We're taking a look at new tech innovations that transforming the way we travel. First up were Google's Pixel Buds. Next: Skyroam Solis and Roaming Man, two of the most versatile WiFi hotspots on the market. Here's how they stack up.
When we reviewed the original Skyroam, the verdict was clear: The portable WiFi hotspot is a great alternative to SIM cards and monthly data plans. How does it work? By delivering virtual local SIMs from their proprietary data network of nearly 200 operators around the world, allowing users to access the internet while traveling without using a local SIM.
The latest version, Skyroam Solis, functions the same way with some nice upgrades. Its 4G LTE internet is faster than the original and can be used by up to five devices at the same time in more than 120 countries. The device also works as a power bank, charging gadgets with a USB-C connection, and lasts longer, roughly sixteen hours on one charge.
It costs $149.99 for the unit, plus $9 per day passes for unlimited WiFi for 24 hours at a time. Users buy and activate passes on an online capture page that loads when connected to the hotspot, which also displays battery life and signal strength. The device can also be rented for $11.90 a day — a $1.95 upgrade over the original, which is still available for rent.

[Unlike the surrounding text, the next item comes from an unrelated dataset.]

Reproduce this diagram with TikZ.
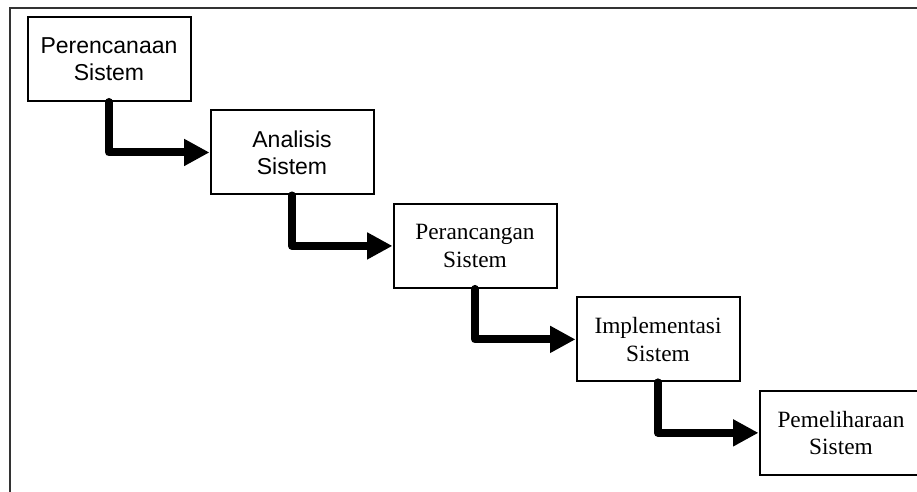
\documentclass[tikz,border=0pt]{standalone}
\usepackage{fontspec}
\setmainfont{Liberation Serif}
\setsansfont{Liberation Sans}
\usetikzlibrary{arrows.meta,positioning}

\begin{document}
\begin{tikzpicture}[x=0.75pt,y=0.75pt,node distance=5.6pt and 13.5pt,
      tahap/.style={rectangle,draw=black,line width=1.5pt,minimum width=122.25pt,minimum height=63pt,
        align=center,inner sep=0pt,font=\fontsize{17.5}{20.5}\selectfont},
      sans/.style={font=\fontsize{17.25}{20.5}\selectfont\sffamily},
      alur/.style={line width=6pt,line cap=round,line join=round,-{Triangle[length=19pt,width=19pt]}}]
      \path[use as bounding box,clip] (0,0) rectangle (917,492);
      \draw[line width=1pt,black!80] (10,0) |- (917,484);
      \node[tahap,sans] (a) at (109,433) {Perencanaan\\Sistem};
      \node[tahap,sans] (b) [below right=of a] {Analisis\\Sistem};
      \node[tahap] (c) [below right=of b] {Perancangan\\Sistem};
      \node[tahap] (d) [below right=of c] {Implementasi\\Sistem};
      \node[tahap] (e) [below right=of d] {Pemeliharaan\\Sistem};
      \draw[alur] (a.south) |- (b.west);
      \draw[alur] (b.south) |- (c.west);
      \draw[alur] (c.south) |- (d.west);
      \draw[alur] (d.south) |- (e.west);
\end{tikzpicture}
\end{document}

Per popular demand, Skyroam also has a subscription service offering unlimited, 30-day internet for $99 per month.
Roaming Man functions much like Skyroam. The hotspot, which took off in Asia before hitting the American market, provides unlimited 4G internet in more than 100 countries for $9.99 a day and also functions as a power bank.
The main difference, aside from countries covered (fewer) and design (a bit more pocket-friendly than the Solis), is that it's only available to rent. Enter your travel dates on the website, and the device will be delivered to you with internet preloaded for the days of your trip. When you're finished using it, ship it back in the prepaid envelope provided. The upside: You're not buying a pricey hotspot. The downside: If you use the hotspot frequently, you won’t be happy with the shipping fees.
I tested the devices on a trip to Sydney, Singapore, and Hanoi, and both worked smoothly, handling a day’s worth of searching, navigating, and Instagramming from three smartphones at the same time with ease. Internet speeds were comparable. Differences were minimal. Skyroam Solis' battery life was slightly better than Roaming Man's, but its capture page gave me trouble a few times — it kept stalling at 99 percent when I was trying to activate day passes.
Other than that, my only other qualm with both devices was throttling. After using 500mb in a day, internet slowed to between 3G and 2G speeds, which meant I had to exercise patience when loading certain pages, especially video, which I didn't do much of anyway. That’s what hotel room WiFi is for.
It's hard to pick a clear winner, as both hotspots performed very similarly. Choosing one comes down to how often you plan on using the device and where you’re going. If you're always traveling, purchasing Skyroam Solis and signing up for the monthly subscription makes sense. If you need a hotspot for one or two big trips a year, renting is a better option. If you're traveling to Africa, Roaming Man currently has better and is a less expensive rental overall.
If you’d rather not bother with an extra gadget, you can opt for one of those attractive data plans that are now available from many service providers. Just beware: You’ll most likely have to pay a premium for faster speeds or additional data.